Being the professional parents that we are not, they usually get away with a drink (to share), maybe some popcorn, and some candy (that may or may not be smuggled in at times…I will never tell). So drink and candy in hand, we find our seats just as the movie starts.

Just to give you a little background information without giving anything away, the Trolls are these adorable little creatures who are always happy, sing and dance about everything, poop cupcakes, and love to hug. (and I totally want one…or ten) On the other hand, the Bergens are large ugly creatures who hate life, need major dental work, and think the only way to find happiness is by eating a Troll. (sounds legit) Every year, the Bergens hold a festival in which they each eat a Troll, that has been captured and held captive, to find their moment of “true happiness;” and this particular year is the first time the Bergen King Gristle Jr. has been allowed to participate.

Now, if you really don’t want a spoiler, you may not want to read any further. However, this part of the story is important for where I am going with this. 

So here we are at the festival, as the young Gristle Jr. is preparing to eat his first Troll so that he can finally experience “true happiness;” and at this exact moment, Hayes hands me his Skittles bag to open whispering, “I can’t open this. Can you? Make sure you don’t drop them.” Famous last words.
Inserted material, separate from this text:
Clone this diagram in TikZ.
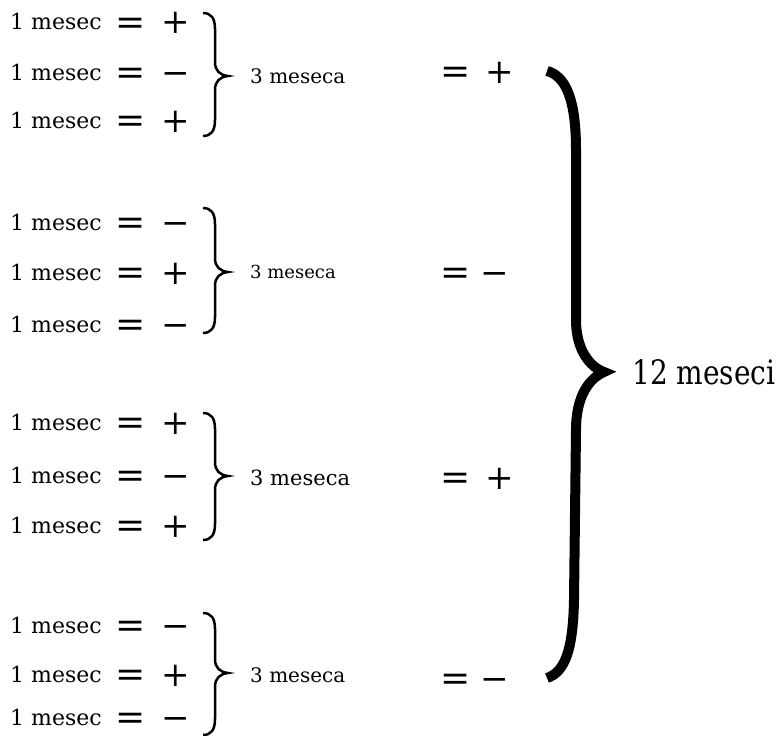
\documentclass[tikz,border=0pt]{standalone}
\usepackage{fontspec}
\setmainfont{DejaVu Serif}
\newcommand\mybrace[3]{%
  \draw[sbr] (203,#1) .. controls (211,#1) and (215,#1+5) .. (215,#1+16)
    -- (215,#2-14) .. controls (215,#2-5) and (220,#2-1) .. (228,#2)
    .. controls (220,#2+1) and (215,#2+5) .. (215,#2+14)
    -- (215,#3-16) .. controls (215,#3-5) and (211,#3) .. (203,#3);}
\newcommand\pl{+}
\newcommand\mi{−}
\begin{document}
\begin{tikzpicture}[x=1pt,y=-1pt,
  lbl/.style={anchor=base west, inner sep=0pt, font=\fontsize{22}{26}\selectfont},
  mth/.style={anchor=base, inner sep=0pt, font=\fontsize{34}{38}\selectfont},
  eqs/.style={anchor=base, inner sep=0pt, font=\fontsize{36}{40}\selectfont},
  sub/.style={anchor=base west, inner sep=0pt},
  sbr/.style={line width=2.5pt},
  bbr/.style={line width=10pt, line join=miter}]
\useasboundingbox (0,0) rectangle (777,736);
% left column (baseline b; sign axis at b-7)
\foreach \n/\b/\s in {11/30/\pl,12/80/\mi,13/128/\pl,21/230/\mi,22/280/\pl,23/332/\mi,31/430/\pl,32/483/\mi,33/533/\pl,41/633/\mi,42/682/\pl,43/725/\mi}{
  \node[lbl] (m\n) at (10,\b) {1 mesec};
  \node[eqs] (q\n) at (130.5,\b+4.5) {=};
  \node[mth] (p\n) at (176,\b+4) {\s};
}
% small braces
\mybrace{13}{76}{136}
\mybrace{208}{272}{333}
\mybrace{413}{476}{540}
\mybrace{613}{673}{735}
% 3 meseca
\node[sub, font=\fontsize{20}{24}\selectfont] (t1) at (250,83) {3 meseca};
\node[sub, font=\fontsize{18}{22}\selectfont] (t2) at (250,278) {3 meseca};
\node[sub, font=\fontsize{21}{25}\selectfont] (t3) at (250,485) {3 meseca};
\node[sub, font=\fontsize{20}{24}\selectfont] (t4) at (250,682) {3 meseca};
% right signs (axis y)
\node[eqs] (r1) at (456,72+11.5) {=};
\node[mth] (s1) at (500,72+11) {+};
\node[eqs] (r2) at (456,273+11.5) {=};
\node[mth] (s2) at (495,273+11) {−};
\node[eqs] (r3) at (456,478+11.5) {=};
\node[mth] (s3) at (500,478+11) {+};
\node[eqs] (r4) at (456,679+11.5) {=};
\node[mth] (s4) at (495,679+11) {−};
% big brace
\coordinate (btop) at (547,71);
\coordinate (btip) at (604,372);
\coordinate (bbot) at (547,678);
\draw[bbr] (btop) .. controls (566,76) and (576,100) .. (576,150)
  -- (576,320) .. controls (576,350) and (590,367) .. (btip)
  .. controls (590,378) and (576,395) .. (576,430)
  -- (574,600) .. controls (573,650) and (565,672) .. (bbot);
\node[sub, font=\fontsize{28}{32}\selectfont] (tot) at (632,384) {\scalebox{1}[1.2]{12 meseci}};
\end{tikzpicture}
\end{document}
I’m not even kidding when I say this….but it was like slow motion.

Gristle Jr. takes a bite of his highly anticipated first Troll only to discover he has been thwarted by the escaped Trolls just as I rip open the bag of Skittles sending every.last.one. of them flying into the air and all over the people around us.

It literally rained Skittles for at least five minutes; and just when we thought it was over, someone moved and sent yet more Skittles pinging across the floor.

The look on Hayes’ face mirrored that of Gristle Jr. Complete and utter horror.

Gristle Jr.: “How am I supposed to be happy NOW?!”

Hayes: “This movie is completely RUINED. I don’t even want to watch it now!”

And I’m sitting there thinking I just stepped into the Twilight Zone and wondering if there is enough room to climb under my seat. But then it hit me.

True happiness is not in people, things, or circumstances. We say we know this, right? But while it is hard for an 8-year-old to understand this truth, it is just as hard for us as adults to accept. We think that the work promotion, new car, bigger house, or designer handbag is going to make us happy. But the truth is, we only turn around and want something else…something bigger, something better. It’s never enough, and we end up forever chasing happiness just like the ugly Bergens…only with better teeth. Bottom line is that true happiness isn’t in something tangible. It is found in Jesus and only in Him can we truly be content. 

“May the God of hope fill you with all joy and peace as you trust in him, so that you may overflow with hope by the power of the Holy Spirit.” – Romans 15:13 NIV

So instead of climbing under my seat (I know you wondered what happened with that), I turned to Hayes as he sat pouting and whispered, “Are you a Bergen or a Troll?”

Blank stare (but he was listening)

“Are you a Bergen who thinks the only thing that will make you happy right now is a bag of Skittles? Or are you a Troll who will be disappointed…but will still enjoy the really cute movie we are watching?”

Bingo. Light bulb. And the fact that I even suggested he was remotely close to the ugly Bergens was enough to make him sit a little taller and re-engage with the movie before us.

The fact of the matter is, this little lesson ended up being more for me than it was for him. Yes, it helped him put things into perspective. Yes, I plan to use the Bergen/Troll analogy again for other seemingly catastrophic events (of which he has many). But even more importantly, it made me ask myself the hard questions. What is true happiness to me? and Am I a Bergen or a Troll?

Oh and by the way, for those of you worried about the poor kid’s Skittles…yes, I did suck it up and go buy him a bag of ridiculously over-priced candy from the concession stand…and yes, I did leave a trail of Skittles along the way.